Voldemort is a distributed key-value data store used at LinkedIn for high-scalability storage problems where simple functional partitioning is not sufficient.
It is named after the very popular fictional Harry Potter villain Lord Voldemort. Voldermort contains in-memory caching with storage system hence a separate caching tier is not needed. It supports horizontal scalability for reads and writes. It is a more of fault tolerant hash table.
- Horizontal scalability and High availability for O/R mapper such as hibernate and active-record
- Support for distribution across data centers that are far apart by pluggable data placement strategies
- Automatic data replication over large number of servers
- Versioned data items to maintain and maximize data integrity
- Transparent failure handling
Cassandra is an open source distributed database management system and an Apache Software Foundation project having Apache License (version 2.0).
It is designed to handle enormous amounts of data spread out across many commodity servers in traditional environment or in Cloud environment while providing a highly available service with no single point of failure. It is a NoSQL solution that was developed by Facebook and now used by companies that have large, active data sets such as eBay, Twitter, Reddit, Cisco, OpenX, Digg etc.
- MapReduce support
What is FlockDB?
FlockDB is an open source, fault-tolerant, and distributed graph database licensed under the Apache license for managing data at webscale. Twitter used it to build user database and manage relationships. It can be efficiently used in high throughput and low latency environments. FlockDB was created by Twitter for relationship related analytics. FlockDB is a database that stores graph data which is optimized for very large adjacency lists, and quick reads and writes but not optimized for graph traversal operations.
In FlockDB, graphs are stored as sets of edges between nodes which are identified by 64 bit integers. Each edge between nodes is also marked with a 64 bit position. Edge can be used for sorting. For social graphs, integer node IDs will be user IDs while in a graph containing favorite tweets, the destination will be a tweet ID.
What is Neo4j
It is an open source property graph database. It is implemented in Java. It is stores data structured in graphs. Graph based model makes it highly agile and fast. It is massively scalable, up to several billion nodes and highly available when it is distributed across multiple nodes. It can be easily embedded by including the Neo4j library jars in your build.

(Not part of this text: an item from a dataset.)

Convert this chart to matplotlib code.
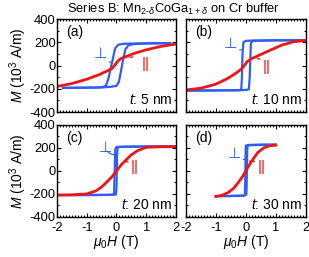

In high availability mode, it has single master and zero or more slaves. It’s high availability feature can handle write requests on all machines so there is no need to redirect those to the master particularly. A slave can handle writes by synchronizing with the master to maintain consistency. All updates propagate from the master to other slaves in due course so a write from one slave may not be immediately visible on all other slaves.
What is MongoDB
MongoDB is an open source, scalable, high-performance, and document-oriented database optimized for highly transient data and written in the C++ programming language. It provides RESTful API. Free Cloud based monitoring service is provided for monitoring MongoDB deployments. It supports search by range queries, fields, and regular expressions. Master slave replication is supported where master can perform read and write operations while slaves can read or take backup.MongoDB supports horizontal scaling with the use of sharding. It can be effectively used as a efficient file storage which is capable of taking benefits of load balancing and data replication.
- Flexible schemas are best fit for document and content management systems.
- Good fit in conjunction with RDBMS for ecommerce infrastructure
- Good fit for Gaming due to its high performance read-writes
- Very efficient for server side infrastructure of mobile applications
What is Apache CouchDB
- CouchDB provides ACID semantics by implementing a form of Multi-Version Concurrency Control (high volume of concurrent readers and writers without conflict).
- CouchDB supports bi-direction replication (or synchronization) and off-line operation
- Unique URI that gets exposed via HTTP. REST uses the POST, GET, PUT, and DELETE HTTP methods for the four CRUD operations
- It assures eventual consistency (model used in the domain of parallel programming) to be able to provide both availability and partition tolerance.
What is HBase
It is based on Google BigTable. It is a type of “NoSQL” database which is column-oriented, Open-source, and distributed. It uses the Hadoop Infrastructure (Zookeeper as a lock service, NameNode, HDFS – File system) and hence supports fault tolerance, scalability inherently, and adds random read-write capability.
Tables are distributed as regions, and regions are automatically split and redistributed as data grows. It supports linear and modular scaling adding RegionServers that can be hosted on Public Cloud. Regions are vertically divided by column families into stores which are stored as files on HDFS
Potential Use cases:
- Reads, supported by single-write master
- Ordered Partitioning which supports row-scans
- Range based scans
- Batch Analysis
- Large cache
HBase does not have many features such as triggers, secondary indexes etc.